[Dataset items]
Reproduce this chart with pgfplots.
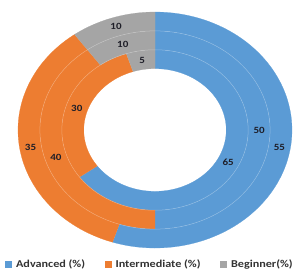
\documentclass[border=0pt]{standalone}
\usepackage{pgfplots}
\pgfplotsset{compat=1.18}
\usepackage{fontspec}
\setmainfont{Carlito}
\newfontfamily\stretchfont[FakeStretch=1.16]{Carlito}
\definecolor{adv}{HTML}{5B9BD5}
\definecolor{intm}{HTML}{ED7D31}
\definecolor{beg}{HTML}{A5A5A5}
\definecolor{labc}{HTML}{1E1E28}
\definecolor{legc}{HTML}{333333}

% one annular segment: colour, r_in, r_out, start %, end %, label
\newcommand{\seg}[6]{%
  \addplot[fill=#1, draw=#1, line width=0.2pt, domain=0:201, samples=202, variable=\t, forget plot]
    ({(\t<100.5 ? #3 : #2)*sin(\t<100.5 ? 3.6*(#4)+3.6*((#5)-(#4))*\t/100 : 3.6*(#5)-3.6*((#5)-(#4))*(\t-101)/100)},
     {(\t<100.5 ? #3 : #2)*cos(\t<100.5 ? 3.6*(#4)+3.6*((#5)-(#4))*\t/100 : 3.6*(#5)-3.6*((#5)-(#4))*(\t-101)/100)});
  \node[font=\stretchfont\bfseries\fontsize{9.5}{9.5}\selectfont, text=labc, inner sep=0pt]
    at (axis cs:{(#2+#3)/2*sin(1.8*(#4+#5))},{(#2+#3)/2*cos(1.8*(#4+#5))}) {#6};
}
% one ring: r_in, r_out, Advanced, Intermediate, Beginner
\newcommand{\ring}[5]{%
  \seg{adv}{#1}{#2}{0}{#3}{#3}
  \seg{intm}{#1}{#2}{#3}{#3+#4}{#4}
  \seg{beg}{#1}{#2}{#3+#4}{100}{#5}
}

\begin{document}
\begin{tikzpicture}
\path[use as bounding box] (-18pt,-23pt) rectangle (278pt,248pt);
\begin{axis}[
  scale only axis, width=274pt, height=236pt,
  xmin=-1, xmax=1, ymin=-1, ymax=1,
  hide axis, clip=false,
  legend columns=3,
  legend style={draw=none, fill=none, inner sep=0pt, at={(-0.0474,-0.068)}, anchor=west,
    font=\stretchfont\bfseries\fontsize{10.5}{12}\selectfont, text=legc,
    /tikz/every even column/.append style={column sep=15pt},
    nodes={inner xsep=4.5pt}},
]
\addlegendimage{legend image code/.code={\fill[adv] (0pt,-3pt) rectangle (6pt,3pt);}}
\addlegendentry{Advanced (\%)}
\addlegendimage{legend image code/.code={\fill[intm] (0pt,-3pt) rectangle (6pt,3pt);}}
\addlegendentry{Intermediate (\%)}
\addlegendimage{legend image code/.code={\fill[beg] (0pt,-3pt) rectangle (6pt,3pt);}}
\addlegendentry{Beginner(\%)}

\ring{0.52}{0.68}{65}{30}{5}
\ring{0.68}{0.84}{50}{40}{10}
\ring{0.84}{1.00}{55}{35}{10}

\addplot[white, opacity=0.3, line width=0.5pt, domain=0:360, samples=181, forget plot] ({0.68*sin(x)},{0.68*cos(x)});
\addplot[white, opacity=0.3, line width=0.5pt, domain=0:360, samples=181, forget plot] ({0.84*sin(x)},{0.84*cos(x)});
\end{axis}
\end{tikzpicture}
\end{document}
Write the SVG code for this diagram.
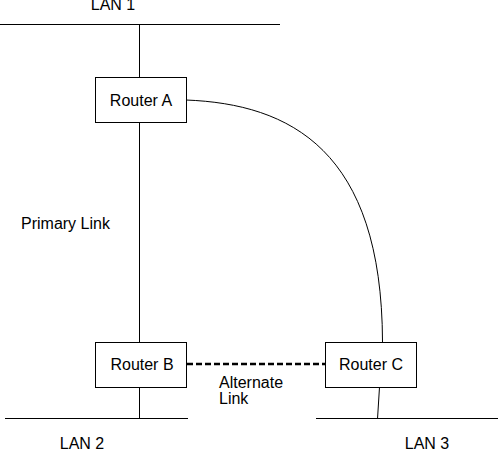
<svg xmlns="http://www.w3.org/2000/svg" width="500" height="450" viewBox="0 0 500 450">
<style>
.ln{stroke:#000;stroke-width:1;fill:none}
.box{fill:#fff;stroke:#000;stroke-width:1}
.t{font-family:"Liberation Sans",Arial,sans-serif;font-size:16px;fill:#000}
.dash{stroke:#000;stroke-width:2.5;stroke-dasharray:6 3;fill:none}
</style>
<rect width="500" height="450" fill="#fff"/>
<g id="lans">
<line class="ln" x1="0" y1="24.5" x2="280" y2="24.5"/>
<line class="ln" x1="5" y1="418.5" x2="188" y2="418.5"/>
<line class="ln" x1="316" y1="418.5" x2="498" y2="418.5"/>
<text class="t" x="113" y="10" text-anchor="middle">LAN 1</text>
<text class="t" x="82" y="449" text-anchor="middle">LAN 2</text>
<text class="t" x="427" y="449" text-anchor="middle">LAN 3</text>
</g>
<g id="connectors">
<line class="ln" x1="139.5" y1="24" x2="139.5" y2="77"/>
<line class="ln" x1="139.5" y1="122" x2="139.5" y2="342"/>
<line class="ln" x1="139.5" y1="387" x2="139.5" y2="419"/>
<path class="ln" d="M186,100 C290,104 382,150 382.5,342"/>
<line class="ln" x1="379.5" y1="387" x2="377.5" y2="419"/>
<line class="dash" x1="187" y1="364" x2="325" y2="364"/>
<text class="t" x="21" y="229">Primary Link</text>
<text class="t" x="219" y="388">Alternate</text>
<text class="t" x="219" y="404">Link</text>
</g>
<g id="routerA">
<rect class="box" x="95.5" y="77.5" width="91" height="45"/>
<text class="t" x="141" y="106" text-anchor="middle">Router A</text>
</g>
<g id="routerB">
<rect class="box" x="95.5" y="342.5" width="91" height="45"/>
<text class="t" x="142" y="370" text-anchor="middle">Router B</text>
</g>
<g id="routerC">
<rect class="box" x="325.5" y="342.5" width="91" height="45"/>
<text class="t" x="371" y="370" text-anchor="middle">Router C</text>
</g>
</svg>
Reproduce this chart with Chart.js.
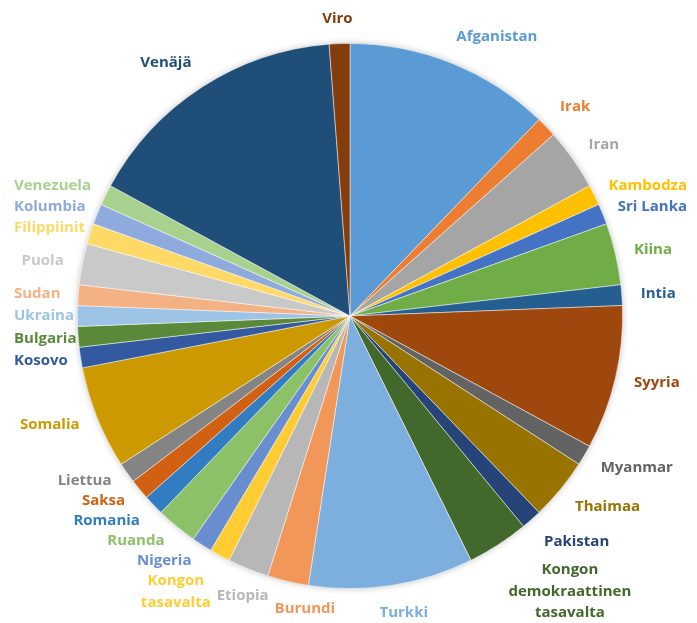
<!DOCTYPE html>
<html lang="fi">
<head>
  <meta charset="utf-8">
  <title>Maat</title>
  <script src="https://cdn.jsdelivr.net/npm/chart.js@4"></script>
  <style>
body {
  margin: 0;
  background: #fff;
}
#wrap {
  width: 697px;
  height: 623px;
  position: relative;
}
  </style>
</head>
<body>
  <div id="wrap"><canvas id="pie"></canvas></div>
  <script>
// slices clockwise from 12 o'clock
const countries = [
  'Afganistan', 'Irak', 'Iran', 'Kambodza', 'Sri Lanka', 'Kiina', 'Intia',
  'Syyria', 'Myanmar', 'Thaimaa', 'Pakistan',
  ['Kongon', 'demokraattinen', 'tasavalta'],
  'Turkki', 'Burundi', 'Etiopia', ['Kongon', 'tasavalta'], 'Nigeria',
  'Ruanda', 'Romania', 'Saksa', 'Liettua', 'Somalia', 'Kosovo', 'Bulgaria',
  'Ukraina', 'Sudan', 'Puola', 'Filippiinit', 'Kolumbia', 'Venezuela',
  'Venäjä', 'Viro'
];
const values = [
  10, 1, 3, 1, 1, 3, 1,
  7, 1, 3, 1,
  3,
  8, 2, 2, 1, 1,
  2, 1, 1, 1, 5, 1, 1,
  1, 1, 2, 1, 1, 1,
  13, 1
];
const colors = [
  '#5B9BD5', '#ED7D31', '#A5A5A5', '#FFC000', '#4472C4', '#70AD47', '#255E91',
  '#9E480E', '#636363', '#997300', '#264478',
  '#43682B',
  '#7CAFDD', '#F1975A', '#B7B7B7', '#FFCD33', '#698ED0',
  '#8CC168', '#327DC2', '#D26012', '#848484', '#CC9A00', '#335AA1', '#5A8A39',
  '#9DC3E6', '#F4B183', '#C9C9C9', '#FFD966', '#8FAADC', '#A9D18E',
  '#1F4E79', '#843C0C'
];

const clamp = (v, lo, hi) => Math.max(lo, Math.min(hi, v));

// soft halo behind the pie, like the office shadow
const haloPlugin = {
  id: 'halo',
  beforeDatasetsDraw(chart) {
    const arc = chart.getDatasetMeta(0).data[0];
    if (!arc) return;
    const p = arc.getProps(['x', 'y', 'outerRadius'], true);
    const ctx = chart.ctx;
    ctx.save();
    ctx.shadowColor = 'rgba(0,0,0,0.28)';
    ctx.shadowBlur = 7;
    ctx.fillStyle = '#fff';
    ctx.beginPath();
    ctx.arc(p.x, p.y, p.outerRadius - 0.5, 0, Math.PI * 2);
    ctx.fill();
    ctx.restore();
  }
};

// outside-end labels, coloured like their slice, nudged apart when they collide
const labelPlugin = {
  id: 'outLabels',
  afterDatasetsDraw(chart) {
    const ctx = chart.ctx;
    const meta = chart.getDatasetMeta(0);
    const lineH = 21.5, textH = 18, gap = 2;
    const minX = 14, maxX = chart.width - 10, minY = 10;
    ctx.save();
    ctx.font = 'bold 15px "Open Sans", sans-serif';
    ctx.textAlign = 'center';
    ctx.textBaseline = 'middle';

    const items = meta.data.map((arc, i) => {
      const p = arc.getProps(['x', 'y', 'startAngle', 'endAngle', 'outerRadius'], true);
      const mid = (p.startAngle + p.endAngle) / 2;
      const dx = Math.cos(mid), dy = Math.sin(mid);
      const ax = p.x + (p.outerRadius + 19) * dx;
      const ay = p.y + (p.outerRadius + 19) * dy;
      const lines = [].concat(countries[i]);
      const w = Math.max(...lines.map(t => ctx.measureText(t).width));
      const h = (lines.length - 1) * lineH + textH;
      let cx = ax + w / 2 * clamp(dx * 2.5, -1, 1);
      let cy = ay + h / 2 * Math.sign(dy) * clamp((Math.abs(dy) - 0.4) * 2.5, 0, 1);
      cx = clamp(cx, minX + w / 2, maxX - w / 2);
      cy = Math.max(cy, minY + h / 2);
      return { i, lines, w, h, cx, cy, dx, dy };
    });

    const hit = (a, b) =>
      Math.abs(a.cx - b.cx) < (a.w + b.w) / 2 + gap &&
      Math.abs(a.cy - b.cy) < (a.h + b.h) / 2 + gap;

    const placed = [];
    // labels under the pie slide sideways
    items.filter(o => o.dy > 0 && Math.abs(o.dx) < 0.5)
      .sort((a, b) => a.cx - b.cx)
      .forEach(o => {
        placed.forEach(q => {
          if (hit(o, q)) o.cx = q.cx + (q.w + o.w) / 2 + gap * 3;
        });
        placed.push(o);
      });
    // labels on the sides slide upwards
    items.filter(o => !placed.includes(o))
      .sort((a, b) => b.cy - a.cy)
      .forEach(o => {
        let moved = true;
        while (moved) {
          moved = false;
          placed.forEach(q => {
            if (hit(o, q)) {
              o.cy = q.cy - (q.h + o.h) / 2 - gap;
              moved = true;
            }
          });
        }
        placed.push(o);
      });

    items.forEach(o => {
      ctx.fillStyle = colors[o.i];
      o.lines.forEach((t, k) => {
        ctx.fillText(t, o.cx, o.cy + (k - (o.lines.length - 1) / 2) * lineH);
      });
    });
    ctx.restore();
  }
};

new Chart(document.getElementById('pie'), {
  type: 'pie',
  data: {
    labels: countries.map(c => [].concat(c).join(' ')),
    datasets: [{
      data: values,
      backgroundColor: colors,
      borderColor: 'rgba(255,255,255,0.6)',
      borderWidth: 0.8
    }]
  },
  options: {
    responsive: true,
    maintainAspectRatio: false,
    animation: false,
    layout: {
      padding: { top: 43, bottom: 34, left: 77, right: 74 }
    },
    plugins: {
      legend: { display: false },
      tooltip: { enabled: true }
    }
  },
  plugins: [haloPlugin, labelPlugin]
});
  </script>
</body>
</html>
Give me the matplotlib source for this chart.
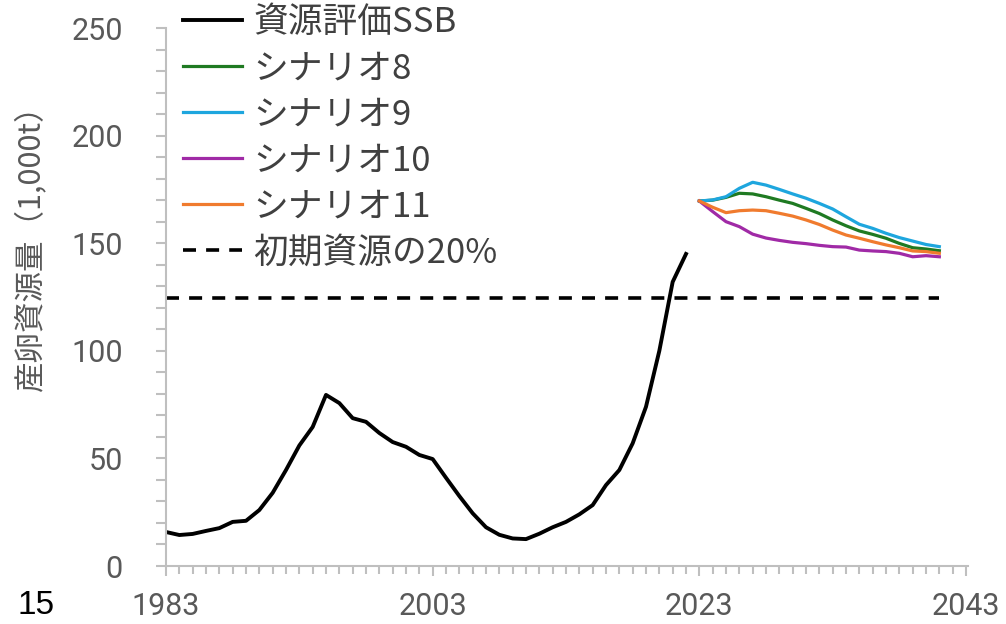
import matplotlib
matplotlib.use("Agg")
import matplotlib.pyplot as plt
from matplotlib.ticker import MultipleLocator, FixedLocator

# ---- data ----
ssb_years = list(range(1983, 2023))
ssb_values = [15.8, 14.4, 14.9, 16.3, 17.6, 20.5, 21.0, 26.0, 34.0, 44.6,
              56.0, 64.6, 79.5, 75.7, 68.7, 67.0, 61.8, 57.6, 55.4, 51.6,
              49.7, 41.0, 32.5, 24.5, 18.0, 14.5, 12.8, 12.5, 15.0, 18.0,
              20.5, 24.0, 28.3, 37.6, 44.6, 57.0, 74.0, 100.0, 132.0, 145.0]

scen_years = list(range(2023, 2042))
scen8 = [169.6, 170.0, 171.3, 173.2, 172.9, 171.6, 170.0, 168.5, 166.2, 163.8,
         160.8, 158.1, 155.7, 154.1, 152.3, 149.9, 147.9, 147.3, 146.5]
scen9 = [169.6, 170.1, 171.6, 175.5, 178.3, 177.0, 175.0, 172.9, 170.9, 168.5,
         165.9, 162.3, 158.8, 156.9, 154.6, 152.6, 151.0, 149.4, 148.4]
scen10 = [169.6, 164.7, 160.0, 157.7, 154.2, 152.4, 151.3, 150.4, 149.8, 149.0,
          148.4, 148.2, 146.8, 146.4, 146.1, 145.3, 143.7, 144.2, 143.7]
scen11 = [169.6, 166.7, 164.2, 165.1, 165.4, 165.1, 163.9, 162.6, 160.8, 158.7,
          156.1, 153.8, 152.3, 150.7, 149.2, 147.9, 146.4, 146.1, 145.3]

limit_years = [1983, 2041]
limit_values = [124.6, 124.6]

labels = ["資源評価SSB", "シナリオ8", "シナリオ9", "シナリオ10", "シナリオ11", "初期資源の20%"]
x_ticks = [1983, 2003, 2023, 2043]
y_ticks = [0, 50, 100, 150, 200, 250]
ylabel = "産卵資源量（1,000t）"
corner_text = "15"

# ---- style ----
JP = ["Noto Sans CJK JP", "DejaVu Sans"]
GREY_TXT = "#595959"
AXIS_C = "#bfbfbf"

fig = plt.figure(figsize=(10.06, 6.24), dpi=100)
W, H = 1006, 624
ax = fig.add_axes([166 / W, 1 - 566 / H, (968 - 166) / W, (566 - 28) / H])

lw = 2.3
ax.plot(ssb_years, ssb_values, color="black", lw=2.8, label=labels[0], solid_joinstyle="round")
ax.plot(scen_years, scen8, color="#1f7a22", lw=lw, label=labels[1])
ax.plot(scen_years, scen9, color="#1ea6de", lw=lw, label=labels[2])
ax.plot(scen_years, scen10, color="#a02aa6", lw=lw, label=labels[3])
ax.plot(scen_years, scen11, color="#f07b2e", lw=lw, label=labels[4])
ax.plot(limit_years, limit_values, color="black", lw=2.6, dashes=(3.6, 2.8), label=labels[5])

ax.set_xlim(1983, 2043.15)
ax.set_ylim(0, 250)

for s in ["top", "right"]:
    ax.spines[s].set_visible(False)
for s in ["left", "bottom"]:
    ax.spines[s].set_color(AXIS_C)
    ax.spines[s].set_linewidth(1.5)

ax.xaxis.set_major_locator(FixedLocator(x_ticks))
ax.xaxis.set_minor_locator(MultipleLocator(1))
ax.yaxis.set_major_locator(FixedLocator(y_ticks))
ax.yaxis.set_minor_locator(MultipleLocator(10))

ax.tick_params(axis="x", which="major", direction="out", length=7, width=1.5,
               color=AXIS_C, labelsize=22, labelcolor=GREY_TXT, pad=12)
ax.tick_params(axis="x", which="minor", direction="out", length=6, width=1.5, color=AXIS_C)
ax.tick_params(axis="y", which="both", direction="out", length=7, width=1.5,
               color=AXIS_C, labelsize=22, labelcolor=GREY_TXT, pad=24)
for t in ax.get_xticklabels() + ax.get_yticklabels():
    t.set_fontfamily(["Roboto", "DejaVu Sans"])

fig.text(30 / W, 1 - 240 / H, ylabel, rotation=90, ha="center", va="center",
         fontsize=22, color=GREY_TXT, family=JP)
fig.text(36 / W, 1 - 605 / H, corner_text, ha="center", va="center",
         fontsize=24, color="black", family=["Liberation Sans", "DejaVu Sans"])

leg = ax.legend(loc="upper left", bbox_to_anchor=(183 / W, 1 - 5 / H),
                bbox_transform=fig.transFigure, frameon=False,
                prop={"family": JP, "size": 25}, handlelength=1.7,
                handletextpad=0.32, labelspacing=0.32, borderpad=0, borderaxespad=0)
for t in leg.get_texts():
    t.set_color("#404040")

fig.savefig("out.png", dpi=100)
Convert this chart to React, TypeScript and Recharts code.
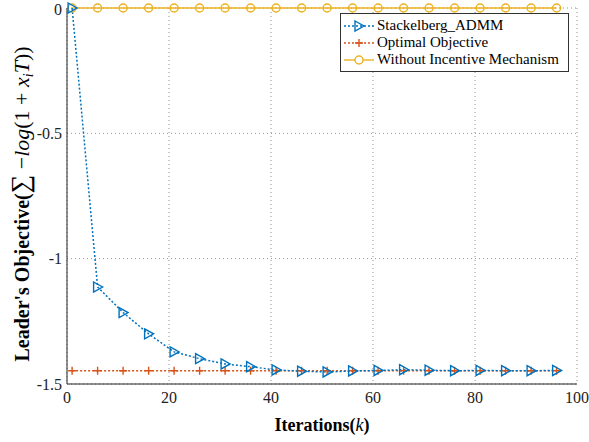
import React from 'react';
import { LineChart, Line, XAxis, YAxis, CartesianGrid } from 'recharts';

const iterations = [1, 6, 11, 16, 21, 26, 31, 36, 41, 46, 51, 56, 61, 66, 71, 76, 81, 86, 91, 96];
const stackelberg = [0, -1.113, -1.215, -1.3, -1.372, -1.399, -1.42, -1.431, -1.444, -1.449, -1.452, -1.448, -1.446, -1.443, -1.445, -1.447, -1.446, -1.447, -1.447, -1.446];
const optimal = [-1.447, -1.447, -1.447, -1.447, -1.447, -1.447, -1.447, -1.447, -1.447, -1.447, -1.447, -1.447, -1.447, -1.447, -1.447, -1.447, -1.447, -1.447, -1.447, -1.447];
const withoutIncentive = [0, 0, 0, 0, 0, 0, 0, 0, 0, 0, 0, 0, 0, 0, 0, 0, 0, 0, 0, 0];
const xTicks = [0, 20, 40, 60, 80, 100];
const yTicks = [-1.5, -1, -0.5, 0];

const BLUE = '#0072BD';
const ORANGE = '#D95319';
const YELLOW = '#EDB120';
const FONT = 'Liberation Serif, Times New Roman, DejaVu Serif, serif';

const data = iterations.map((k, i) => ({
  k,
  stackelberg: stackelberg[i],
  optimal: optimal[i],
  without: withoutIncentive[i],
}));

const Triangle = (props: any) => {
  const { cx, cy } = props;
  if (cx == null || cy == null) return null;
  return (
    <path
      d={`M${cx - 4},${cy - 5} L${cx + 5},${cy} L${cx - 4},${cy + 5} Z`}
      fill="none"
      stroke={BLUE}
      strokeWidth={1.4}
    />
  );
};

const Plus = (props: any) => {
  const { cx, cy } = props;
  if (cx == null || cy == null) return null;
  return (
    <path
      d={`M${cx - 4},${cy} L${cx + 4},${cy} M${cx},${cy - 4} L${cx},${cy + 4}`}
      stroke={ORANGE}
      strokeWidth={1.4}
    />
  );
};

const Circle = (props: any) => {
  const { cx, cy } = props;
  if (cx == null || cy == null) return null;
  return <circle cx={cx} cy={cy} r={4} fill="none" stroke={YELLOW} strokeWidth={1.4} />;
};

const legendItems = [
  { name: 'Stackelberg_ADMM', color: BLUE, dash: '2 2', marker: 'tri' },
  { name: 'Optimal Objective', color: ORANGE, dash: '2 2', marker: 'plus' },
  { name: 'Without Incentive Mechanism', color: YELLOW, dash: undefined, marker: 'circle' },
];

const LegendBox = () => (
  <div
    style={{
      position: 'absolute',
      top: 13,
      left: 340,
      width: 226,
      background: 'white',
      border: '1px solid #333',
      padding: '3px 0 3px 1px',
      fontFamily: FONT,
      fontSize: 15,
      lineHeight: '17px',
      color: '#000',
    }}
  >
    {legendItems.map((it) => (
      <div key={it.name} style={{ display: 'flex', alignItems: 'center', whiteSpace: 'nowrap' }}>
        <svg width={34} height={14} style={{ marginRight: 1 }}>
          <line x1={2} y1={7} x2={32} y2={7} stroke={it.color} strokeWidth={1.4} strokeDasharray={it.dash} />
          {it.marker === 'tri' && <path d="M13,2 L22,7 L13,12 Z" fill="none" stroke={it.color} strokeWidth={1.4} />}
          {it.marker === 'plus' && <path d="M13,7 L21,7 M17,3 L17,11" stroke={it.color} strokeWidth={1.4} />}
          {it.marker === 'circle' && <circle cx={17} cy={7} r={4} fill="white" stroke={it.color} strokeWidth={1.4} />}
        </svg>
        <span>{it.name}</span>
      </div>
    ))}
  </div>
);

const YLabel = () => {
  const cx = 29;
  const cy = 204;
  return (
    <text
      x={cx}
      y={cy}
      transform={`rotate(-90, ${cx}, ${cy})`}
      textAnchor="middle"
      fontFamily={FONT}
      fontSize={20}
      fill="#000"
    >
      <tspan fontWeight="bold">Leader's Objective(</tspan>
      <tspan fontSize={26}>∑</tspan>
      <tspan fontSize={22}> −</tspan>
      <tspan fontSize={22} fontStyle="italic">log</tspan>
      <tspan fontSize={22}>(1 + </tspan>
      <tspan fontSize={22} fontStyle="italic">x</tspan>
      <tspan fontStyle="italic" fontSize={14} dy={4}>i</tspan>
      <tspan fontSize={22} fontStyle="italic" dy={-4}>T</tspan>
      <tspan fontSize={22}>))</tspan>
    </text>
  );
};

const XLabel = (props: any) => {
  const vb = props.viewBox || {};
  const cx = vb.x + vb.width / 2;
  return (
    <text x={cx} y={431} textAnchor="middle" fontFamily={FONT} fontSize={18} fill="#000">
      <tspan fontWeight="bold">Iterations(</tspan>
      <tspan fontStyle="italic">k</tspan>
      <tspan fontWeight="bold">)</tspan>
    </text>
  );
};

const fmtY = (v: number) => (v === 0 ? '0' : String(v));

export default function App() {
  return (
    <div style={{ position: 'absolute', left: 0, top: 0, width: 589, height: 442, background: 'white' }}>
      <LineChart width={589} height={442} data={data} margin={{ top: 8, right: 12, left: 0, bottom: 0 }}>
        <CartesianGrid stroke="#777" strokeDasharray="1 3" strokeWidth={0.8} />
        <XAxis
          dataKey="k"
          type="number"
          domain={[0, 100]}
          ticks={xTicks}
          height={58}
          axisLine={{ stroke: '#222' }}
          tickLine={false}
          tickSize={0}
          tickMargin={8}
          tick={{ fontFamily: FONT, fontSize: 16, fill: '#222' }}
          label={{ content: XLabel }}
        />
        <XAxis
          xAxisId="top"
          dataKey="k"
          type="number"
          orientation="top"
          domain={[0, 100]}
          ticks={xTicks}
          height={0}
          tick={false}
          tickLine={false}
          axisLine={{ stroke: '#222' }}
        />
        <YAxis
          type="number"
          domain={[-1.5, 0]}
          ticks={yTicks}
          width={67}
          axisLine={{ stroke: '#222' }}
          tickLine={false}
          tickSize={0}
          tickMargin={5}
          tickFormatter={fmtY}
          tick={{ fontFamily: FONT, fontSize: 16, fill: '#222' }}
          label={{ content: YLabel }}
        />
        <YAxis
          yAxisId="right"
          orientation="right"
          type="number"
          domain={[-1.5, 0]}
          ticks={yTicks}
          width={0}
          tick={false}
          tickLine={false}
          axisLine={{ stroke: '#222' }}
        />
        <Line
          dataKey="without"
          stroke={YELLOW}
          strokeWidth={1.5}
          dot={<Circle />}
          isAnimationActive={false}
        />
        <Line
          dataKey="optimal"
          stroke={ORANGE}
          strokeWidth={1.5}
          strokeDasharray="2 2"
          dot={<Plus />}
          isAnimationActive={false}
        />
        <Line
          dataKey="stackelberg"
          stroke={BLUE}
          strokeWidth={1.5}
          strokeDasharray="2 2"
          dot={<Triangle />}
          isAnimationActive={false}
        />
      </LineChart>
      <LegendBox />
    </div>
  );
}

** Goal **
Say how many lines above contain the string "Reproduce". Answer with the number only.

** Task result **
2